- [Written problem] Data follows below. Repeat exactly the lines between the line holding "Recreate this image" and the line holding "ax.bar(x + (i", inclusive, and nothing more; drop pictures.

- [Record list]
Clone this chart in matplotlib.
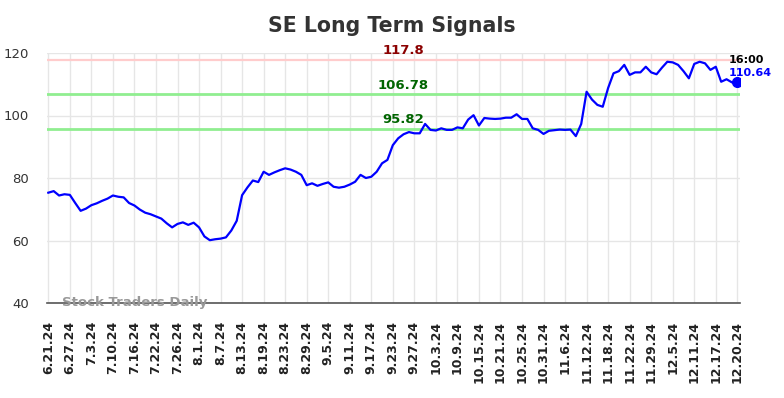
...
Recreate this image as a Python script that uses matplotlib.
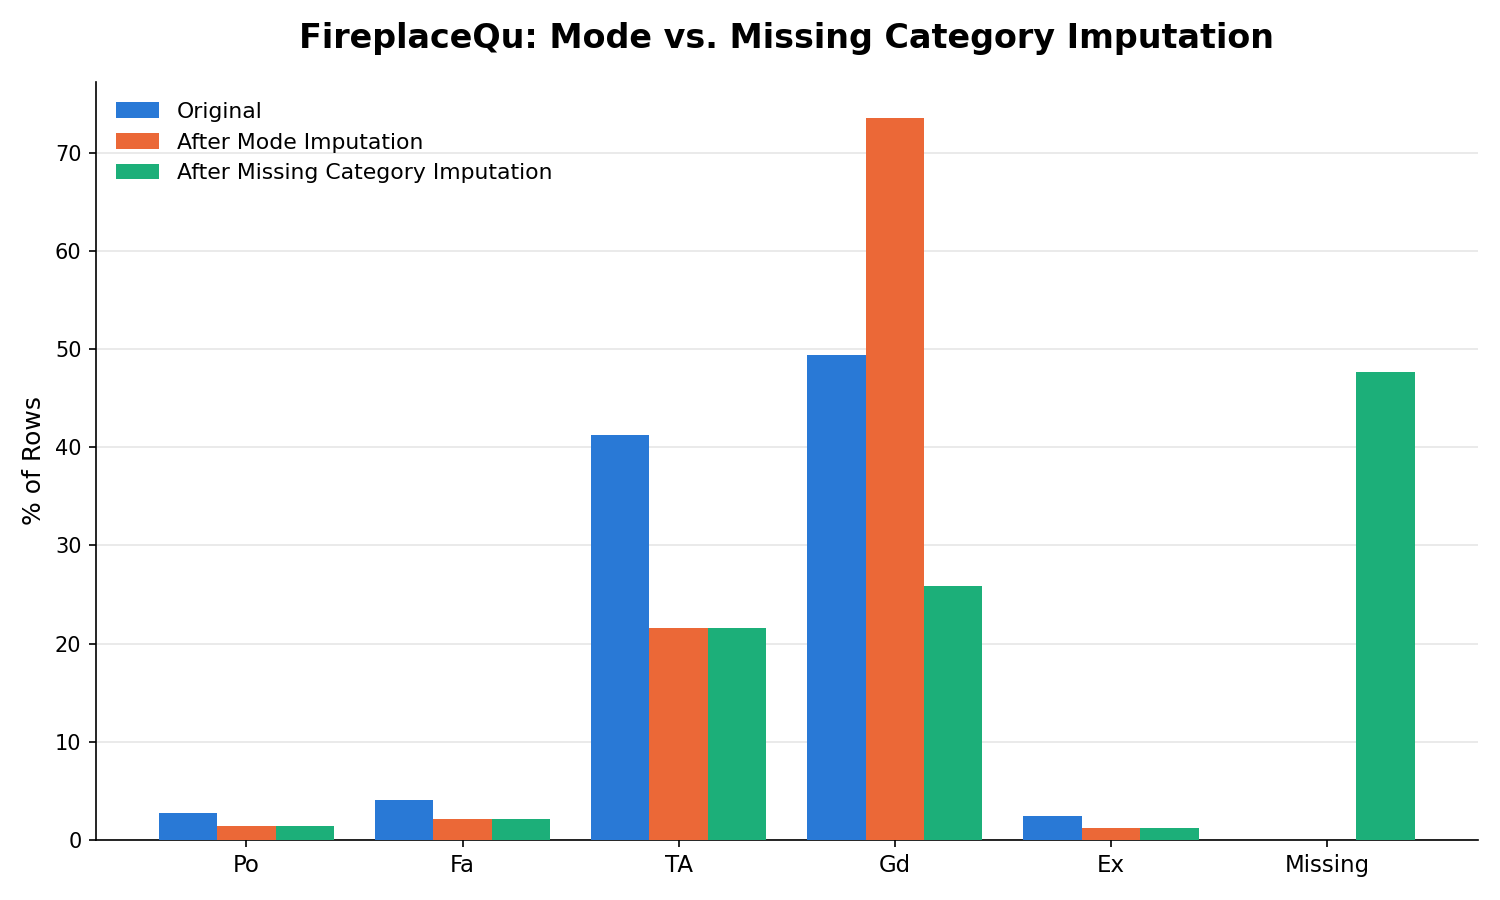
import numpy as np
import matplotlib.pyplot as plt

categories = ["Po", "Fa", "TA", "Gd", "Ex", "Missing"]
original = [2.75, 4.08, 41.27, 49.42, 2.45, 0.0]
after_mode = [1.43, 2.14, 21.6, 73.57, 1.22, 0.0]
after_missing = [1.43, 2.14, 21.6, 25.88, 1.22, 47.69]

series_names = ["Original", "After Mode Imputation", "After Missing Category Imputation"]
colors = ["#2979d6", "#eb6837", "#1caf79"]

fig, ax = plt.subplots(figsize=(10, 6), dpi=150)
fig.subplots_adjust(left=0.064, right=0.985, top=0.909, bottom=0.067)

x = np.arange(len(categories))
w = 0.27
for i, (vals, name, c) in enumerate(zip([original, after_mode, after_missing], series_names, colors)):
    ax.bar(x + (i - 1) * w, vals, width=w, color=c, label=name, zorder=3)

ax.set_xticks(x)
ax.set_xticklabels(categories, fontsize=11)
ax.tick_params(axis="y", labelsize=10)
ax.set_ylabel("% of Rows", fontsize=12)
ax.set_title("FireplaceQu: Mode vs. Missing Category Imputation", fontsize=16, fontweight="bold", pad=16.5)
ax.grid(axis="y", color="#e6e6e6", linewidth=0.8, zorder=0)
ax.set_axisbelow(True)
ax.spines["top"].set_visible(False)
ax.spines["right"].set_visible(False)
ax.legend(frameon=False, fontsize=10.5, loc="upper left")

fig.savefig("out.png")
* * *
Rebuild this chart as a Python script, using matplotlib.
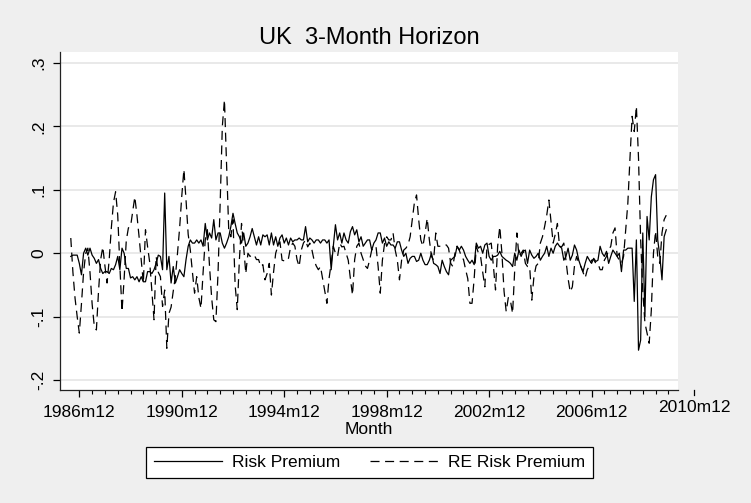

- [Final result]
Recreate this image as a Python script that uses matplotlib.
import numpy as np
import matplotlib.pyplot as plt

categories = ["Po", "Fa", "TA", "Gd", "Ex", "Missing"]
original = [2.75, 4.08, 41.27, 49.42, 2.45, 0.0]
after_mode = [1.43, 2.14, 21.6, 73.57, 1.22, 0.0]
after_missing = [1.43, 2.14, 21.6, 25.88, 1.22, 47.69]

series_names = ["Original", "After Mode Imputation", "After Missing Category Imputation"]
colors = ["#2979d6", "#eb6837", "#1caf79"]

fig, ax = plt.subplots(figsize=(10, 6), dpi=150)
fig.subplots_adjust(left=0.064, right=0.985, top=0.909, bottom=0.067)

x = np.arange(len(categories))
w = 0.27
for i, (vals, name, c) in enumerate(zip([original, after_mode, after_missing], series_names, colors)):
    ax.bar(x + (i - 1) * w, vals, width=w, color=c, label=name, zorder=3)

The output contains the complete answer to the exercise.